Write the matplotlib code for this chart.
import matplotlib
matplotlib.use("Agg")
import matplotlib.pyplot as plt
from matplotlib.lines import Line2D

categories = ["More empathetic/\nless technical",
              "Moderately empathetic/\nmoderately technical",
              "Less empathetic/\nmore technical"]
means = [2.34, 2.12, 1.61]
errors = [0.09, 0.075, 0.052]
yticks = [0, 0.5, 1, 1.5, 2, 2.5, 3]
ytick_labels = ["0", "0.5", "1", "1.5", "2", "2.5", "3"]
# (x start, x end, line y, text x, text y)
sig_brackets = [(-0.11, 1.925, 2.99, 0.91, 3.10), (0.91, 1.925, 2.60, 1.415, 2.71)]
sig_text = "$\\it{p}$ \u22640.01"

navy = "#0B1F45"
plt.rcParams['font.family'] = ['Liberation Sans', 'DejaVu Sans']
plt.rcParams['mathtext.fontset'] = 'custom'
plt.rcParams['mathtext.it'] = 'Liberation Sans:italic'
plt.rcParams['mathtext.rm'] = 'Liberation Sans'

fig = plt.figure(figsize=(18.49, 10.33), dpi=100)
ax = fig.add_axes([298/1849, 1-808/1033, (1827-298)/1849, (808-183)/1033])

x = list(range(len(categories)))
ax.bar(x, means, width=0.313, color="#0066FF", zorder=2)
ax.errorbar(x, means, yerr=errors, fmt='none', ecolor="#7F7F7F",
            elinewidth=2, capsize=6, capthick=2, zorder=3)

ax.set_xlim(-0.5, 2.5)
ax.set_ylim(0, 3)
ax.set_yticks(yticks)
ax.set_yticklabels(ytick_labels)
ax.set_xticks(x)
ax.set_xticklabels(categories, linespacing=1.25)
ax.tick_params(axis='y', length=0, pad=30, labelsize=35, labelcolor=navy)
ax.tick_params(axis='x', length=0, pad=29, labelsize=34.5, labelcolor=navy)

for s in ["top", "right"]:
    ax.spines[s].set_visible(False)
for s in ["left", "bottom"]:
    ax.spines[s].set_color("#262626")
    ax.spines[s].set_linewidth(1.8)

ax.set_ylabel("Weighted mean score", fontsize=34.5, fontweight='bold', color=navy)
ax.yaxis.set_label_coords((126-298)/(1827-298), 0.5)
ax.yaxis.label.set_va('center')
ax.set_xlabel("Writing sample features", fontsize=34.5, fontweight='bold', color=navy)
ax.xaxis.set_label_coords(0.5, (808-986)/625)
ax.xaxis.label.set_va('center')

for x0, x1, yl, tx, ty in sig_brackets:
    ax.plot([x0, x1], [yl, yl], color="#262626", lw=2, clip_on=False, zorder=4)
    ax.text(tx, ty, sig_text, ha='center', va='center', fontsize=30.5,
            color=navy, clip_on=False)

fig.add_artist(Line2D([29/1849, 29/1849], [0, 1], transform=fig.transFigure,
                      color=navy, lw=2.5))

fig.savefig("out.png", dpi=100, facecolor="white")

···

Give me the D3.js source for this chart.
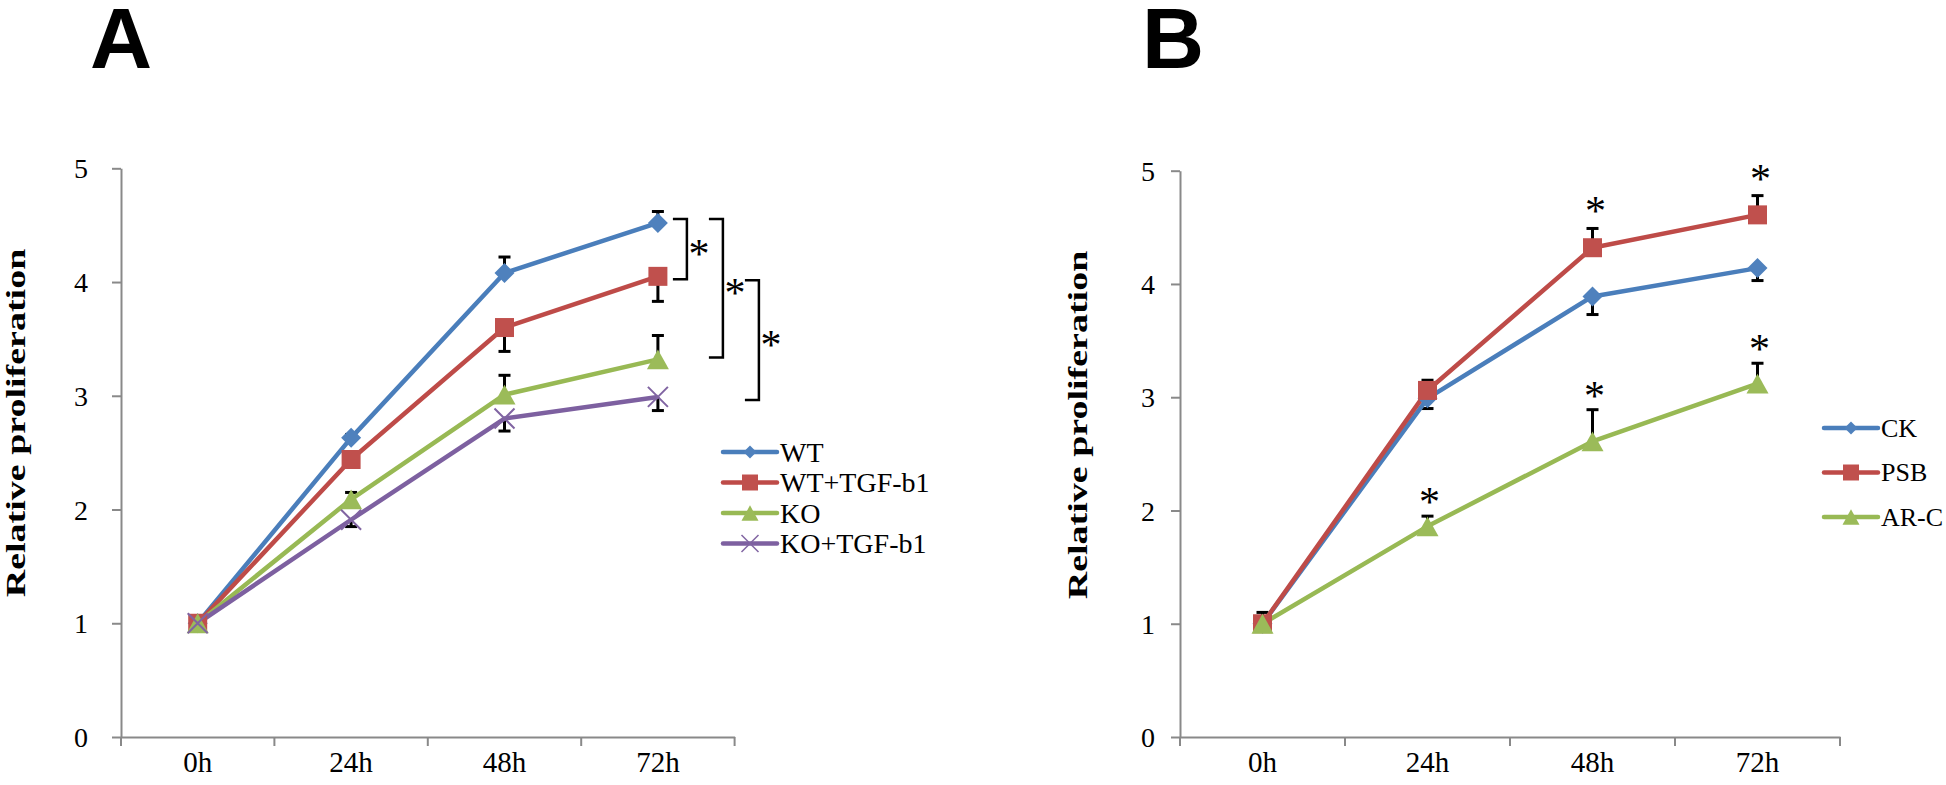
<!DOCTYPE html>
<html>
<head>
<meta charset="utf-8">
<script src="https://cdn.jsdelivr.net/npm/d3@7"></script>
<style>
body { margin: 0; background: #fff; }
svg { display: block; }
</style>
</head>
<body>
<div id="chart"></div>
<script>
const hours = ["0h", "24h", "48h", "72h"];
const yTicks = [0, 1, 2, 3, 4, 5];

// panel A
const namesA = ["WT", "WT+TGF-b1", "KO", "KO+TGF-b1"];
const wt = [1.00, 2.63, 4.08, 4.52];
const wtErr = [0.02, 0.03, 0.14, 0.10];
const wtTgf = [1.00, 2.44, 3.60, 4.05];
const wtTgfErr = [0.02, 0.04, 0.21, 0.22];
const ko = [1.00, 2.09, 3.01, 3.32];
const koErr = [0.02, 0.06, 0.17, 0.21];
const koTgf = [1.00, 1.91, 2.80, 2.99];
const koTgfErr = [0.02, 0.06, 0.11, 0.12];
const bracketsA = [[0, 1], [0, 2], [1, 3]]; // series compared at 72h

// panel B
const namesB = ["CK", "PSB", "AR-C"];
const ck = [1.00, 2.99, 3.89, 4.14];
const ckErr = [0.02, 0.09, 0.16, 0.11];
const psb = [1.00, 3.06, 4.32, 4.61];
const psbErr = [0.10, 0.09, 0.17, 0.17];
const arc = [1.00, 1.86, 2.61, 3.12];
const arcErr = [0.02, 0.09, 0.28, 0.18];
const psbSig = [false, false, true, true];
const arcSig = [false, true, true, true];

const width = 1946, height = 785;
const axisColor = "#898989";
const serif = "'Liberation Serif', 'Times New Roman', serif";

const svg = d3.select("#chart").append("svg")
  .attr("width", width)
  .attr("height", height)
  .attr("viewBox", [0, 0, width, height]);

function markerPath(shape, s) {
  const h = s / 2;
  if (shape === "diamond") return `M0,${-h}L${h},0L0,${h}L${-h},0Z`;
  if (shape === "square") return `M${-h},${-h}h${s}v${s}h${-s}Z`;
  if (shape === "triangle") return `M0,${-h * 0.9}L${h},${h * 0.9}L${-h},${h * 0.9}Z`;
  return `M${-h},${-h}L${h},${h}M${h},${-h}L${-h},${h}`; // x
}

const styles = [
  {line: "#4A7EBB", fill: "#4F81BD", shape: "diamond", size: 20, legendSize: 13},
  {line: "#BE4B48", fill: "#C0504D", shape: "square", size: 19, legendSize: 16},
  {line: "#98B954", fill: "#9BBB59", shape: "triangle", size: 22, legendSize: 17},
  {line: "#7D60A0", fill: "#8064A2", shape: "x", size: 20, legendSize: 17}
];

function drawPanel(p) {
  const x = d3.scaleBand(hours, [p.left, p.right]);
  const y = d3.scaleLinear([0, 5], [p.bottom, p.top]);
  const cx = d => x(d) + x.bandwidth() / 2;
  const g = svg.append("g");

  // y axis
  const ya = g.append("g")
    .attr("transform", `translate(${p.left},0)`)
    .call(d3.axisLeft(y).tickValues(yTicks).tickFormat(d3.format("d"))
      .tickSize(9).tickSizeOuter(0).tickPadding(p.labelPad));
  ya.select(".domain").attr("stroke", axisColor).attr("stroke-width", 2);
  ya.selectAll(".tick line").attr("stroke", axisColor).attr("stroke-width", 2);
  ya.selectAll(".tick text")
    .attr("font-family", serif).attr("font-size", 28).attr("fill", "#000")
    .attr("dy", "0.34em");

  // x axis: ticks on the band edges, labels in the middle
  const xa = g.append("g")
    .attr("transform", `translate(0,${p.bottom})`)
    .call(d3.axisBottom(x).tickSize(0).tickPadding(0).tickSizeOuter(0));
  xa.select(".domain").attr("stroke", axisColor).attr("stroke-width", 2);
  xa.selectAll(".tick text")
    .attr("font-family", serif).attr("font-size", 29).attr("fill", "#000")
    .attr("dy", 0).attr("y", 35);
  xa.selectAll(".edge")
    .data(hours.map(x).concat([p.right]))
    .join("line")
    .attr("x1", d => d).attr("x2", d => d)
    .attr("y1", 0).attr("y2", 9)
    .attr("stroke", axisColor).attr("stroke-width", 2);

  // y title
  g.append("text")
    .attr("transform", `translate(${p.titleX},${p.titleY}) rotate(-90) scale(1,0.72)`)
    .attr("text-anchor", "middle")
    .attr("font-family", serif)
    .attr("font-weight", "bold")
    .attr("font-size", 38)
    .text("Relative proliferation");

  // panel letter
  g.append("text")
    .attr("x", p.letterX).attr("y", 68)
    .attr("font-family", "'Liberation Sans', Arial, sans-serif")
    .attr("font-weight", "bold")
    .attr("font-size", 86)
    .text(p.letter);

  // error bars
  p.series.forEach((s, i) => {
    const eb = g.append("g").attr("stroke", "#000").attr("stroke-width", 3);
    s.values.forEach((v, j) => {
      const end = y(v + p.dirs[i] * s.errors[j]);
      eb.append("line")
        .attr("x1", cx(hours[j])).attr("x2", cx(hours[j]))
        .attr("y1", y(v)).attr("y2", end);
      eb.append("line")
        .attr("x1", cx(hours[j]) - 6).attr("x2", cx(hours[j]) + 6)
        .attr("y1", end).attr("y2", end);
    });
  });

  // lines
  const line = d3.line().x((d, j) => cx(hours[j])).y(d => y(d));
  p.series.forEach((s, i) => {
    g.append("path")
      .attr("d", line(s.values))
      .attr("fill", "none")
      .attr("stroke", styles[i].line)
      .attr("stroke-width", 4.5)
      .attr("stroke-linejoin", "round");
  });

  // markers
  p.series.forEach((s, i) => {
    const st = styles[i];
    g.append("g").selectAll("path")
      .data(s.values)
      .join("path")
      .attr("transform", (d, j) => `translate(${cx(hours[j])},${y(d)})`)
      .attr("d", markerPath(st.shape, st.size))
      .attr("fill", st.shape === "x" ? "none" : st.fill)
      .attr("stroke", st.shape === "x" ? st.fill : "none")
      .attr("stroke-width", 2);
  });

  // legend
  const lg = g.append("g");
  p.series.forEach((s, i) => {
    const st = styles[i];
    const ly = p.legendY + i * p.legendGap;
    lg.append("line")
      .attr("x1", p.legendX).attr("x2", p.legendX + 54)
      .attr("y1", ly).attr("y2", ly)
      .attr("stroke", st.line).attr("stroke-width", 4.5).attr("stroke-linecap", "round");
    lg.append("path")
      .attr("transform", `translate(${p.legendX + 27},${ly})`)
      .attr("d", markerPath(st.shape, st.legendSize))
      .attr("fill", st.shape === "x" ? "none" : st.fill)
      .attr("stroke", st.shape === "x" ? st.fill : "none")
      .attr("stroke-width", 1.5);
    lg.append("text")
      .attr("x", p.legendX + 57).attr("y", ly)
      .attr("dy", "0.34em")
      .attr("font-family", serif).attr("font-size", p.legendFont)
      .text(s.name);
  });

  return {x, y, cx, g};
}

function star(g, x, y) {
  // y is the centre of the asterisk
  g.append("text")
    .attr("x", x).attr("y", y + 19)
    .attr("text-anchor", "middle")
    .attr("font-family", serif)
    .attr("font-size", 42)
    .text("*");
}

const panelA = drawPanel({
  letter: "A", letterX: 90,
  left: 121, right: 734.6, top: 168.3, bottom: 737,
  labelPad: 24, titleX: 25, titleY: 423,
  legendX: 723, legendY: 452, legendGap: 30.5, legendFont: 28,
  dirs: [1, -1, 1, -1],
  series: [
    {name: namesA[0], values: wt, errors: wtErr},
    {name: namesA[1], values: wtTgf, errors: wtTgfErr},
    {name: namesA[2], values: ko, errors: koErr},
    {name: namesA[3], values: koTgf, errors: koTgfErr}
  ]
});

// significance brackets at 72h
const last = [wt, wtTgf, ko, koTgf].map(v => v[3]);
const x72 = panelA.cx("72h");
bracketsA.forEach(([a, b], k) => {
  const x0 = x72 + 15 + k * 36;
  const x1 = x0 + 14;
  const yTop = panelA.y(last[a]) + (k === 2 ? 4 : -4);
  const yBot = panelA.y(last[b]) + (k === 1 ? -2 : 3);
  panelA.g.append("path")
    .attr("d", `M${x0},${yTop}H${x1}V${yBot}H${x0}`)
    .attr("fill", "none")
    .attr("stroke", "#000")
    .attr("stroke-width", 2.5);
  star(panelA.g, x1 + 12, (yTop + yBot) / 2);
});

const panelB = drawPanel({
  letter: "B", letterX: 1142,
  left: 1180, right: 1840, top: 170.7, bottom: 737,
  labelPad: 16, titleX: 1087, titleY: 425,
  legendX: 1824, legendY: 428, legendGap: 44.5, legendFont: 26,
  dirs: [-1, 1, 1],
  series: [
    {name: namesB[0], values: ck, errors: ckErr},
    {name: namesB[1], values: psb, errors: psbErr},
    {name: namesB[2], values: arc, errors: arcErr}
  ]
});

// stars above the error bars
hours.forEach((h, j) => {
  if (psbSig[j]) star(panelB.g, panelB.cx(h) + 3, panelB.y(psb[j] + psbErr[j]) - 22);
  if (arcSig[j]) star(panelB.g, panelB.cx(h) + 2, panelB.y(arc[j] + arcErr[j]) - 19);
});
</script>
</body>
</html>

···

*Goal*
Beginning with the line above that contains "Give me the D3.js source for this chart." and ending with the line that contains "const yTicks = [0, 1, 2, 3, 4, 5];", quote each line exactly, keeping out the pictures.

*Answer to the problem*
Give me the D3.js source for this chart.
<!DOCTYPE html>
<html>
<head>
<meta charset="utf-8">
<script src="https://cdn.jsdelivr.net/npm/d3@7"></script>
<style>
body { margin: 0; background: #fff; }
svg { display: block; }
</style>
</head>
<body>
<div id="chart"></div>
<script>
const hours = ["0h", "24h", "48h", "72h"];
const yTicks = [0, 1, 2, 3, 4, 5];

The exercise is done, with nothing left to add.